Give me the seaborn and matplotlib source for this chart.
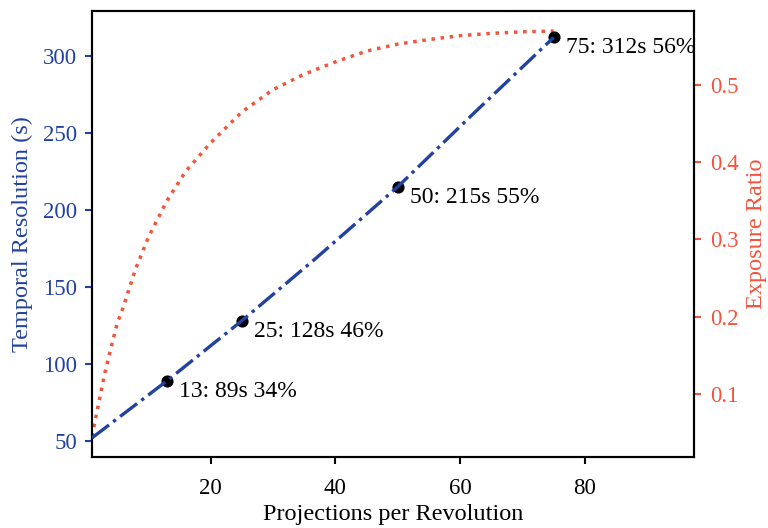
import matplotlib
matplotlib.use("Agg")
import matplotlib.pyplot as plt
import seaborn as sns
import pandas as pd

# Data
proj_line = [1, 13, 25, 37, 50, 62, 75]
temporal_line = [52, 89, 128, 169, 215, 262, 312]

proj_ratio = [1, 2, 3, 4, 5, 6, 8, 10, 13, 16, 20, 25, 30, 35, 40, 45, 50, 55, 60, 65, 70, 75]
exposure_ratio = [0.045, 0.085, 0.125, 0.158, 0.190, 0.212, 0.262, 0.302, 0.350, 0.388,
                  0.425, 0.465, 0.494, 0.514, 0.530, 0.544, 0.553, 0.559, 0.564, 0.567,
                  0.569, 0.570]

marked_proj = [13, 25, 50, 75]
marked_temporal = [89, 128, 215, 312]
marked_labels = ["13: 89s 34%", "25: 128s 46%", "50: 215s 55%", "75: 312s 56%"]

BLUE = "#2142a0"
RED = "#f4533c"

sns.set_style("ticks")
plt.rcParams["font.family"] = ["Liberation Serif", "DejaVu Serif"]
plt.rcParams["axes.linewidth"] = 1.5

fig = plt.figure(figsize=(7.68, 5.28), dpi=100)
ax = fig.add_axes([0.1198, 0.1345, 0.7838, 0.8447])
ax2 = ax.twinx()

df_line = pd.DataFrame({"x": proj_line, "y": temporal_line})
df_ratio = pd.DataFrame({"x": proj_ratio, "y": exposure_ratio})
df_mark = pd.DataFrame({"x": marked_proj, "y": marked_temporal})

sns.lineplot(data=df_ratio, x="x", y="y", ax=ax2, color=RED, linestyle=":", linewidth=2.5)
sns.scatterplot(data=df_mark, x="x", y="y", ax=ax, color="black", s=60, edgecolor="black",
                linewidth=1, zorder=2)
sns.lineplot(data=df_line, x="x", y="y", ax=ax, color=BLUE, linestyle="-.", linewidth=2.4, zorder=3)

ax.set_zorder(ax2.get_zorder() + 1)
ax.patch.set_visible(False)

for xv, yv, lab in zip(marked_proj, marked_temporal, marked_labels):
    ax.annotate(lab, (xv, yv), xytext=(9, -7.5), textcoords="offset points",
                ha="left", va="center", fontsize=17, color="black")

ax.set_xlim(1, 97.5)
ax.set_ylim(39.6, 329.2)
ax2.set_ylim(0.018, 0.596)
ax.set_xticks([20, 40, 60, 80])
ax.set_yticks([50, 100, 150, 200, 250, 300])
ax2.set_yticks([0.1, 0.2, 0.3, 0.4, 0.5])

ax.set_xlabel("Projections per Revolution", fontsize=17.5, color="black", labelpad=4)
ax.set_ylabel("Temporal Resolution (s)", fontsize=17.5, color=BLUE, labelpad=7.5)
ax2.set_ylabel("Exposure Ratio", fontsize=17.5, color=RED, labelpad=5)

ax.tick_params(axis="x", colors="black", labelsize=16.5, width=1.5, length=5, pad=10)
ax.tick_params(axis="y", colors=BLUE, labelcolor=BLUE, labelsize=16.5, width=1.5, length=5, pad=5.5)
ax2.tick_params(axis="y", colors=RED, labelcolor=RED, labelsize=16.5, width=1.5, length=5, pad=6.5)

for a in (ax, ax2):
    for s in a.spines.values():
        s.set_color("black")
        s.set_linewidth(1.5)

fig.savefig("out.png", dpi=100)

########

__THE PROBLEM__
From the opening line of the listing above through the line bearing "import pandas as pd", repeat each line exactly. Drop every picture.

__EXERCISE RESULT__
Give me the seaborn and matplotlib source for this chart.
import matplotlib
matplotlib.use("Agg")
import matplotlib.pyplot as plt
import seaborn as sns
import pandas as pd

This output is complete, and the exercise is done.